Its C++ declaration is:
__m128 AsmMemAlignDemo(__m128 param1, float param2);
AsmMemAlignDemo is called with the param1 containing a vector of 4 floats (1.0, 2.0, 3.0, 4.0) and param2 contains the float 10.0
Within the ASM function, 4 operations will take place to obtain the final result.
1) The float is multiplied by the vector, obtaining the partial result:
(10.0, 20.0, 30.0, 40.0)
2) A value of 17.0 is added to the vector, obtaining the partial result:
(27.0, 37.0, 47.0, 57.0)
3) The vector is divided by 3, giving the final result of:
Of course, there is also an opportunity to demonstrate our recipe for the 16-byte stack memory alignment, this is after all the main purpose of the article.
In the “C++” project, we produced a few comments about the way __m128 parameters are passed and the __m128 result received under the cdecl and Microsoft x64 calling conventions, under Visual Studio.

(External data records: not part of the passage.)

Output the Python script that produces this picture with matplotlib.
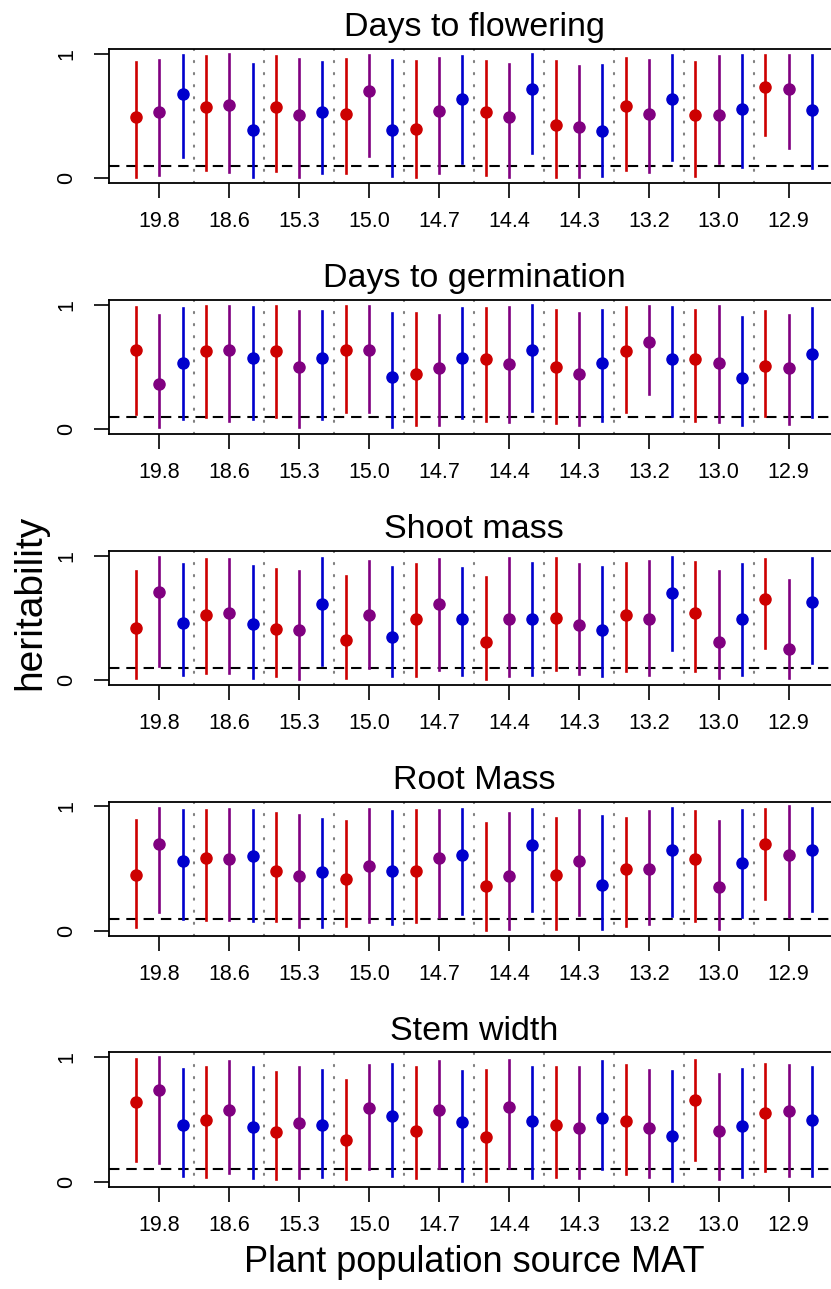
import matplotlib
matplotlib.use("Agg")
import matplotlib.pyplot as plt

plt.rcParams['font.family'] = ['Liberation Sans', 'DejaVu Sans']

# source MAT of each population (one label per group of three)
mat_labels = ['19.8', '18.6', '15.3', '15.0', '14.7', '14.4', '14.3', '13.2', '13.0', '12.9']
titles = ['Days to flowering', 'Days to germination', 'Shoot mass', 'Root Mass', 'Stem width']
cols = ['#CD0000', '#800080', '#0000CD']

# heritability estimates with lower / upper interval, 30 per trait
flow_est = [0.49, 0.53, 0.68, 0.57, 0.59, 0.39, 0.57, 0.51, 0.53, 0.52, 0.70, 0.39, 0.40, 0.54, 0.64,
            0.53, 0.49, 0.72, 0.43, 0.41, 0.38, 0.58, 0.52, 0.64, 0.51, 0.51, 0.56, 0.73, 0.72, 0.55]
flow_hi = [0.93, 0.95, 0.99, 0.98, 1.00, 0.92, 0.98, 0.96, 0.93, 0.96, 0.99, 0.95, 0.94, 0.97, 0.98,
           0.94, 0.92, 1.00, 0.94, 0.90, 0.91, 0.97, 0.95, 0.99, 0.93, 0.98, 0.99, 0.99, 0.99, 0.99]
flow_lo = [0.01, 0.03, 0.17, 0.07, 0.05, 0.01, 0.06, 0.01, 0.04, 0.04, 0.18, 0.02, 0.01, 0.04, 0.12,
           0.03, 0.01, 0.20, 0.01, 0.01, 0.02, 0.07, 0.05, 0.15, 0.02, 0.12, 0.09, 0.35, 0.24, 0.08]

germ_est = [0.64, 0.36, 0.53, 0.63, 0.64, 0.57, 0.63, 0.50, 0.57, 0.64, 0.64, 0.42, 0.44, 0.49, 0.57,
            0.56, 0.52, 0.64, 0.50, 0.44, 0.53, 0.63, 0.70, 0.56, 0.56, 0.53, 0.41, 0.51, 0.49, 0.60]
germ_hi = [0.98, 0.92, 0.97, 0.99, 0.99, 0.98, 0.99, 0.95, 0.95, 0.99, 0.99, 0.93, 0.93, 0.92, 0.97,
           0.97, 0.98, 1.00, 0.96, 0.93, 0.96, 0.98, 0.99, 0.98, 0.96, 0.99, 0.90, 0.95, 0.92, 0.97]
germ_lo = [0.12, 0.02, 0.08, 0.10, 0.07, 0.08, 0.10, 0.02, 0.08, 0.14, 0.14, 0.02, 0.03, 0.03, 0.09,
           0.07, 0.06, 0.15, 0.05, 0.03, 0.07, 0.14, 0.28, 0.11, 0.07, 0.06, 0.03, 0.11, 0.04, 0.10]

shoot_est = [0.42, 0.71, 0.46, 0.52, 0.54, 0.45, 0.41, 0.40, 0.61, 0.32, 0.52, 0.35, 0.49, 0.61, 0.49,
             0.31, 0.49, 0.49, 0.50, 0.44, 0.40, 0.52, 0.49, 0.70, 0.54, 0.31, 0.49, 0.65, 0.25, 0.63]
shoot_hi = [0.88, 0.99, 0.93, 0.97, 0.97, 0.92, 0.89, 0.88, 0.98, 0.84, 0.96, 0.91, 0.93, 0.97, 0.90,
            0.83, 0.98, 0.94, 0.98, 0.93, 0.91, 0.94, 0.96, 0.99, 0.95, 0.88, 0.93, 0.97, 0.80, 0.98]
shoot_lo = [0.02, 0.11, 0.04, 0.06, 0.06, 0.02, 0.03, 0.01, 0.12, 0.02, 0.10, 0.03, 0.03, 0.08, 0.04,
            0.01, 0.03, 0.04, 0.08, 0.05, 0.03, 0.07, 0.04, 0.24, 0.07, 0.02, 0.04, 0.26, 0.02, 0.14]

root_est = [0.45, 0.70, 0.56, 0.59, 0.58, 0.60, 0.48, 0.44, 0.47, 0.42, 0.52, 0.48, 0.48, 0.59, 0.61,
            0.36, 0.44, 0.69, 0.45, 0.56, 0.37, 0.50, 0.50, 0.65, 0.58, 0.35, 0.55, 0.70, 0.61, 0.65]
root_hi = [0.89, 0.99, 0.97, 0.97, 0.98, 0.97, 0.95, 0.93, 0.90, 0.88, 0.98, 0.96, 0.97, 0.97, 0.98,
           0.87, 0.95, 0.98, 0.91, 0.97, 0.92, 0.91, 0.96, 0.99, 0.96, 0.88, 0.97, 0.98, 1.00, 0.99]
root_lo = [0.03, 0.15, 0.10, 0.09, 0.09, 0.08, 0.08, 0.03, 0.03, 0.04, 0.07, 0.06, 0.07, 0.11, 0.14,
           0.01, 0.02, 0.16, 0.02, 0.13, 0.02, 0.04, 0.06, 0.12, 0.08, 0.02, 0.11, 0.26, 0.11, 0.16]

stem_est = [0.64, 0.74, 0.46, 0.50, 0.58, 0.44, 0.40, 0.47, 0.46, 0.34, 0.59, 0.53, 0.41, 0.58, 0.48,
            0.36, 0.60, 0.49, 0.46, 0.43, 0.51, 0.49, 0.43, 0.37, 0.66, 0.41, 0.45, 0.55, 0.57, 0.50]
stem_hi = [0.99, 1.00, 0.91, 0.92, 0.97, 0.92, 0.88, 0.92, 0.90, 0.82, 0.94, 0.95, 0.92, 0.97, 0.89,
           0.90, 0.98, 0.92, 0.92, 0.92, 0.97, 0.94, 0.90, 0.89, 0.98, 0.87, 0.91, 0.95, 0.94, 0.92]
stem_lo = [0.17, 0.15, 0.05, 0.04, 0.07, 0.03, 0.02, 0.03, 0.04, 0.02, 0.10, 0.05, 0.03, 0.11, 0.01,
           0.01, 0.11, 0.03, 0.04, 0.03, 0.10, 0.06, 0.04, 0.01, 0.18, 0.02, 0.04, 0.09, 0.05, 0.05]

traits = [(flow_est, flow_lo, flow_hi), (germ_est, germ_lo, germ_hi), (shoot_est, shoot_lo, shoot_hi),
          (root_est, root_lo, root_hi), (stem_est, stem_lo, stem_hi)]

W, H = 831, 1289
fig = plt.figure(figsize=(W / 100, H / 100), dpi=100)

x = list(range(1, 31))
for k, (est, lo, hi) in enumerate(traits):
    y0 = 178.3 + 250.9 * k          # pixel row of heritability 0
    top = y0 - 129.5
    bot = y0 + 5.0
    ax = fig.add_axes([109 / W, 1 - bot / H, 730 / W, (bot - top) / H])
    ax.set_xlim(-0.16, 31.16)
    ax.set_ylim(-0.04, 1.04)

    # dotted separators between populations
    for g in range(1, 10):
        ax.axvline(g * 3 + 0.5, color='#808080', lw=1.5, dashes=(0.6, 5.2),
                   dash_capstyle='round', zorder=1)
    ax.axhline(0.1, color='black', lw=1.5, dashes=(5, 3.3), zorder=2)

    for i in range(30):
        c = cols[i % 3]
        ax.plot([x[i], x[i]], [lo[i], hi[i]], color=c, lw=1.9, zorder=3)
        ax.plot(x[i], est[i], 'o', color=c, ms=8, zorder=4)

    ax.set_xticks(range(2, 30, 3))
    ax.set_xticklabels(mat_labels)
    ax.set_yticks([0, 1])
    ax.set_yticklabels(['0', '1'], rotation=90, va='center')
    ax.tick_params(axis='both', length=11, width=1.2, labelsize=15.5)
    ax.tick_params(axis='x', pad=9)
    ax.tick_params(axis='y', pad=12)
    for s in ax.spines.values():
        s.set_linewidth(1.3)
    ax.set_title(titles[k], fontsize=24.5, pad=9)

fig.text(30 / W, 1 - 602 / H, 'heritability', rotation=90, ha='center', va='center', fontsize=28)
fig.text(474 / W, 1 - 1262 / H, 'Plant population source MAT', ha='center', va='center', fontsize=26)

fig.savefig('out.png', dpi=100)
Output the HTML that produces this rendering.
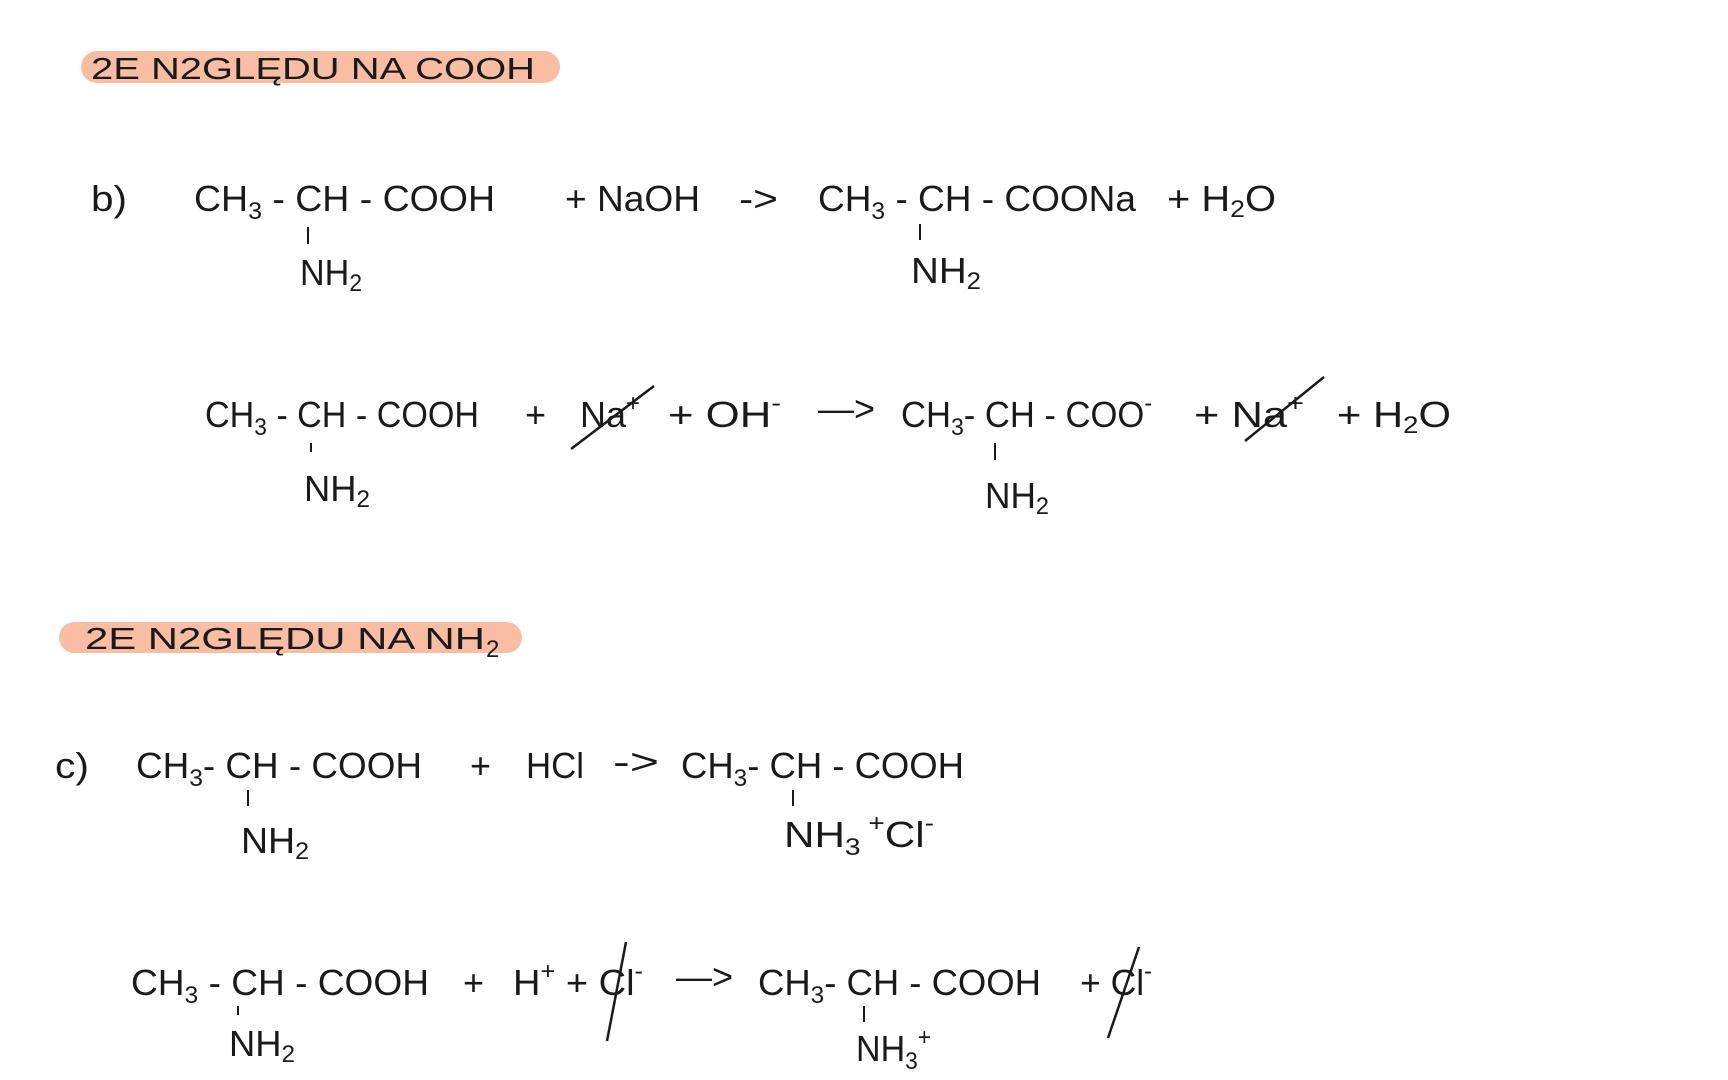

You will become aware that that they depart from the specifications, as they are understood by other compiler vendors.
Finally, the ASM compilation:
To compile the 32-bit ASM, you run MASM with: "Path to Visual Studio"\VC\bin\ml /c asmtest32.asm Note: You can also compile with JWasm without any change: "Path to JWasm"\jwasm" -coff asmtest32.asm To compile for 64-bit ASM, you run MASM with: "Path to Visual Studio"\VC\bin\amd64\ml64" -c asmtest64.asm Note: You can also compile with JWasm without any change: "Path to JWasm"\jwasm -c -win64 asmtest64.asm
After compilation you will have to link your Visual Studio 32-bit build with the asmtest32.obj and the Visual Studio 64-bit build with asmtest64.obj.
The reliabilty of this recipe is based on the assumption that all unwinding will take place after the call to RESTORE_STACK_POSITION.
This happens in our Demo, the MASM compiler will issue a ‘leave’ followed by a ‘ret’ after the RESTORE_STACK_POSITION.
If an ASM module needs to handle SEH (Structured Exception Handling) or preserve some registers across the whole procedure (i.e., “pushes” registers on the stack before SAVE_STACK_POSITION), some extra care needs to be taken. The same if the ASM module is not a leaf (calls other procedures). JWasm makes it easy to deal with these cases, but MASM requires that you know exactly what you are doing.